What was found out up to now – and what is still to be investigated in the future
The load-bearing capacity of structural elements affected by local reinforcement corrosion is reduced disproportionally due to local phenomena in the vicinity of the corrosion pit. Models only considering the loss of cross-sectional area therefore overestimate the actual residual load-bearing capacity.
Local damage of the reinforcing bars leads to a substantial reduction (up to 85%) of an element’s deformation capacity, even for low cross-section losses. Hence, all models based on the lower bound theorem of plasticity theory – which most models in the codes are – are no longer valid without restrictions. Therefore, the actual deformation capacity of a structure needs to be assessed in detail.
The results of the conducted experiments on reinforcing bars and retaining wall sections prove the statements made above convincingly. The models developed in this research project are based on an extension of the established Tension Chord Model and are very promising to describe the load-deformation behaviour of structural elements affected by local corrosion. They can be used to assess cantilever retaining walls and other structural elements, whose deformation capacity is decisive (e.g. section over interior supports for continuous bridge girders).
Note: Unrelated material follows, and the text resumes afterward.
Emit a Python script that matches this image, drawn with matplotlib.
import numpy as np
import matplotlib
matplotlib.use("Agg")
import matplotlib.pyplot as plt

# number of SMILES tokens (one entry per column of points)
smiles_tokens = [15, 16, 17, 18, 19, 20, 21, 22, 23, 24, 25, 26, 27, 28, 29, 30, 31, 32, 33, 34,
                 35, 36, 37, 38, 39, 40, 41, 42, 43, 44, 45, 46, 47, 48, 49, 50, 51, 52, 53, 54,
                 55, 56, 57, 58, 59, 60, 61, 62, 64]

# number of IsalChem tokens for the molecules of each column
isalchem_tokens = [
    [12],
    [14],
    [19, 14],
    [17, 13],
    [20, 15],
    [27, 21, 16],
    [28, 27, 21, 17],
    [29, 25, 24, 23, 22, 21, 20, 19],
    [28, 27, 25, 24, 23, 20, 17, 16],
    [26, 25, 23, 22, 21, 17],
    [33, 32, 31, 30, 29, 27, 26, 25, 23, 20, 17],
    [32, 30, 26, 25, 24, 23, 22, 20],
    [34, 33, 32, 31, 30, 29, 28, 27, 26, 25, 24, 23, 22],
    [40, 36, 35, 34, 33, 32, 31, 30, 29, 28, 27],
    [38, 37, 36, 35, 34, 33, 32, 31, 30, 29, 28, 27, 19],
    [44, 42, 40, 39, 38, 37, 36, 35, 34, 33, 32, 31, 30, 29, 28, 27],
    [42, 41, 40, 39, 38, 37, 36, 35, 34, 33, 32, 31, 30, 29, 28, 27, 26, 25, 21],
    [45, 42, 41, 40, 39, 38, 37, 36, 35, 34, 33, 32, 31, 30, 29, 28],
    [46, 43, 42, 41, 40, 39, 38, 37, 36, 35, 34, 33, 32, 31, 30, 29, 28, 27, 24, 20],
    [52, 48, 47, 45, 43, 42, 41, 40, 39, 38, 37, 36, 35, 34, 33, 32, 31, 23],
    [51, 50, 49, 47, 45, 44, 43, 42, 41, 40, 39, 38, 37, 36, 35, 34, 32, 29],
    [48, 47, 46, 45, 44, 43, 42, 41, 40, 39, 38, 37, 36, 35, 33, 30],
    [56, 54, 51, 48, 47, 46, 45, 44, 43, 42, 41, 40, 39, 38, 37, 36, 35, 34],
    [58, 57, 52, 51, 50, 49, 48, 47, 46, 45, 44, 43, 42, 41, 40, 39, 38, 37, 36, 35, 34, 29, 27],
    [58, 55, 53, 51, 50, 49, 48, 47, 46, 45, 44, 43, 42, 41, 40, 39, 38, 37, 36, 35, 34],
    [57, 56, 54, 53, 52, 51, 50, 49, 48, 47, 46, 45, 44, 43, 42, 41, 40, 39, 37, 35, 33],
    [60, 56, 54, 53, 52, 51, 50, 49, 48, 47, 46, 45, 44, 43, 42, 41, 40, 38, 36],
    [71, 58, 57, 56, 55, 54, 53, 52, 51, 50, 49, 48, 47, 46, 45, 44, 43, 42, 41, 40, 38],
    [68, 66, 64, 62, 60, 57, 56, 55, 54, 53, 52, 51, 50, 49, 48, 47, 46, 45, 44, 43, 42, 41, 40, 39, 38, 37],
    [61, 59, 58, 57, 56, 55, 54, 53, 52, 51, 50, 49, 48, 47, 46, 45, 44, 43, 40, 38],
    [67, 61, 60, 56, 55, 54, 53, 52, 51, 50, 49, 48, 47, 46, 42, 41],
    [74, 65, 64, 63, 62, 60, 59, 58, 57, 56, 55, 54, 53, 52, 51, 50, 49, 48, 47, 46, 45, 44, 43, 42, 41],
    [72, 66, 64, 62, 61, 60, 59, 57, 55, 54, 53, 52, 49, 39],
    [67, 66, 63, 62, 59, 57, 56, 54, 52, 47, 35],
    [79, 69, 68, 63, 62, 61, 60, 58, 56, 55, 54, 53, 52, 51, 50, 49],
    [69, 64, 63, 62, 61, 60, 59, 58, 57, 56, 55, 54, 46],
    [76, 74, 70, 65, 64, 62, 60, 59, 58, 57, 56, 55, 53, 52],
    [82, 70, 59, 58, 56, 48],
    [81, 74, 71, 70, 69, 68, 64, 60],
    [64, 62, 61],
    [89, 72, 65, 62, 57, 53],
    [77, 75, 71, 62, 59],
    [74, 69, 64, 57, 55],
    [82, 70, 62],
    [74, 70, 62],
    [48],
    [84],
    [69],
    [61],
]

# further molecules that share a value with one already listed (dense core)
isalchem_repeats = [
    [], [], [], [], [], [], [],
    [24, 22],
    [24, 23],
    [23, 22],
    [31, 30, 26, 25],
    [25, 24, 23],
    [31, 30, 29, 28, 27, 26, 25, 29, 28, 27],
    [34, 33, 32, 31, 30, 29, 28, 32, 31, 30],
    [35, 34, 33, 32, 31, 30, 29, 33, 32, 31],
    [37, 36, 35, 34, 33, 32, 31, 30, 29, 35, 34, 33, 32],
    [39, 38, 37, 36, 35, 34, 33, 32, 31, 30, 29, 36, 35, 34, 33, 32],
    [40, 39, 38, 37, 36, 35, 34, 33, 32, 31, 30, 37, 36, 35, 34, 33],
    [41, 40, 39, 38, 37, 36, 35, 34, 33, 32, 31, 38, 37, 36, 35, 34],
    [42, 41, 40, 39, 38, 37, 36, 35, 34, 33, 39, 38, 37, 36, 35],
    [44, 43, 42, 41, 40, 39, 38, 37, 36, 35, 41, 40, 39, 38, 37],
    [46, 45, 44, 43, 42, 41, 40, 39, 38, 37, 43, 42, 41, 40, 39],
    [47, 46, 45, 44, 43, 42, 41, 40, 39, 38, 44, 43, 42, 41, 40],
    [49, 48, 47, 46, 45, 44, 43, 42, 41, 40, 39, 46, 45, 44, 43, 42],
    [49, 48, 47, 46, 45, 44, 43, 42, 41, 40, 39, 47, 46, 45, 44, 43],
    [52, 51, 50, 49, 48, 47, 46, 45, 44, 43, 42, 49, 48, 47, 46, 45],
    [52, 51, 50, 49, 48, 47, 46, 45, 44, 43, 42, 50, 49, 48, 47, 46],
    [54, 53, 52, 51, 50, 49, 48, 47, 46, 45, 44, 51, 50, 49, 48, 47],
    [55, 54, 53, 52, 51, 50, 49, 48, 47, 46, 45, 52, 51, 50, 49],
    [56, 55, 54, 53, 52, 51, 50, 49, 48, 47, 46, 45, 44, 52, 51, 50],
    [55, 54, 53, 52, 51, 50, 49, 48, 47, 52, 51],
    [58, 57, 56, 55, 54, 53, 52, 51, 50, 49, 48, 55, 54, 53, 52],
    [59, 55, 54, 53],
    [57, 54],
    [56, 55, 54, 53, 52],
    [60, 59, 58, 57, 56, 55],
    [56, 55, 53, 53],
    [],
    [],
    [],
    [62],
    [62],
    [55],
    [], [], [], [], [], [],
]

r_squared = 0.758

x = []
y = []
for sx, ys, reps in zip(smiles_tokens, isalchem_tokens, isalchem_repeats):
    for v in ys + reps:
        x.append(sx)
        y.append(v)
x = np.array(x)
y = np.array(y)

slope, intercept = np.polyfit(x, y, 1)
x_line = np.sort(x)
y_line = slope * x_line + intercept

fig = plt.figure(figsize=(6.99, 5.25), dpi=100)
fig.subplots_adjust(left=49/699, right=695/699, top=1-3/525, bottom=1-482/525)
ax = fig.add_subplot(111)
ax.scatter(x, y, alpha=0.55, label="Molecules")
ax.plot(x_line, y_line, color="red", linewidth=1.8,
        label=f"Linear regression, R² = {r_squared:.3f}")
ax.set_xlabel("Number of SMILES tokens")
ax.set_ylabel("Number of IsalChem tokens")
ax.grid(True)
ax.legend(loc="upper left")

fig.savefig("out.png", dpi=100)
One of the aims of this project is to formulate a (simplified) assessment guideline for practitioners. It is still discussed how these research results can be used by engineers in charge of assessing structures with localised corrosion. The discussion focuses on the consequences of the challenging corrosion detection and if and how the observation method can be used to further operate corroding retaining walls safely.
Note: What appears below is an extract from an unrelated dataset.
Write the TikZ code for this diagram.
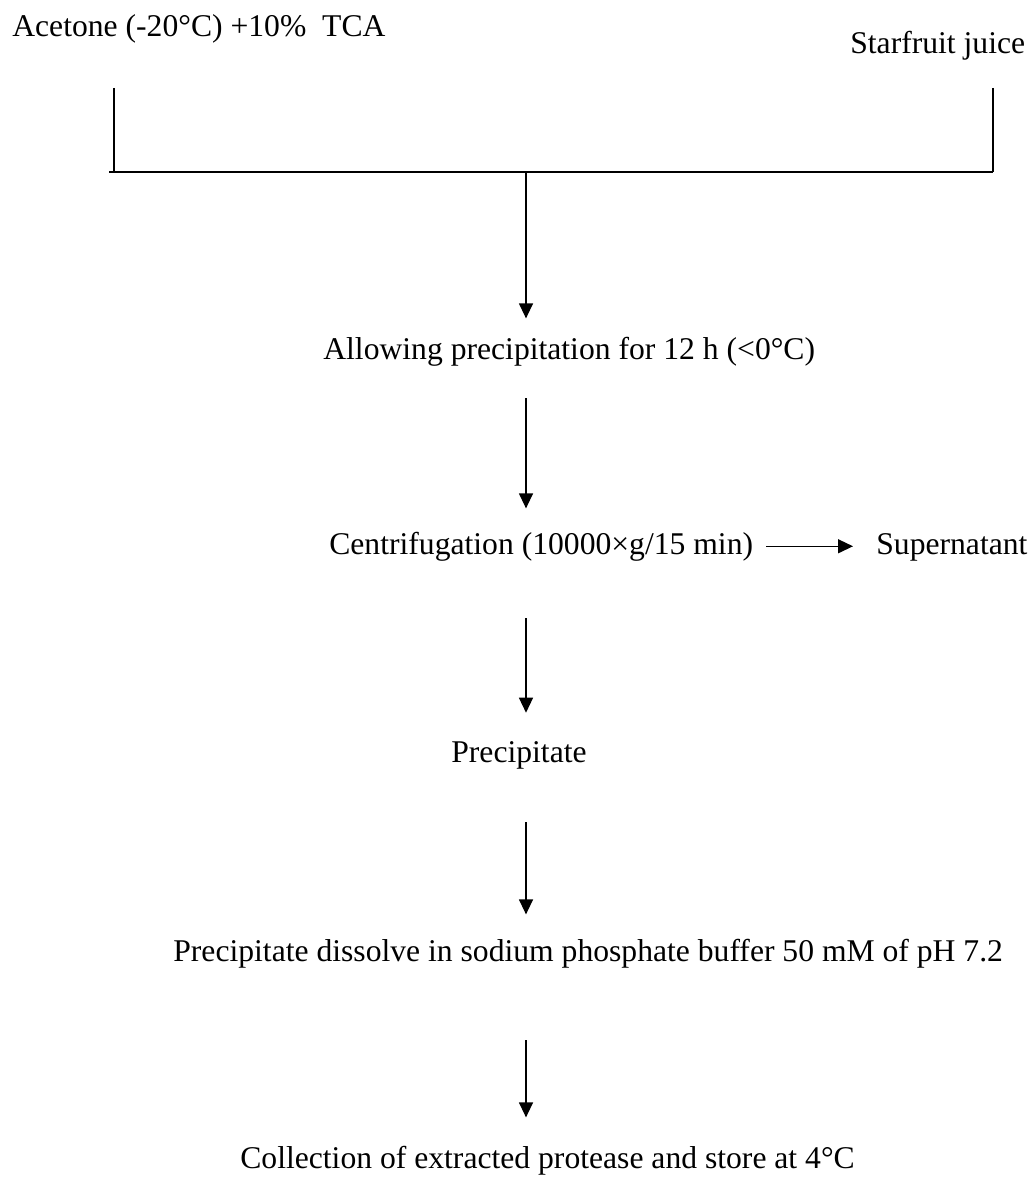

Whether filigree retaining walls are “passé”, as it was the title of an interview in Tec21 (40/2016), is finally a decision of the owner of these structures. The exposure is generally moderate (in contact with the ground, semi-humid, without chlorides). Therefore, such structures are not more vulnerable for corrosion than other structures under the same conditions, provided the use of state-of-the-art construction methods (meaning the use of a so-called “kicker formwork”, thorough compaction of the concrete, and covering the construction joint if needed). However, a general change of paradigm to massive heavyweight retaining walls, accompanied by a comparatively high use of resources and greenhouse gas emissions, is not indicated from our point of view.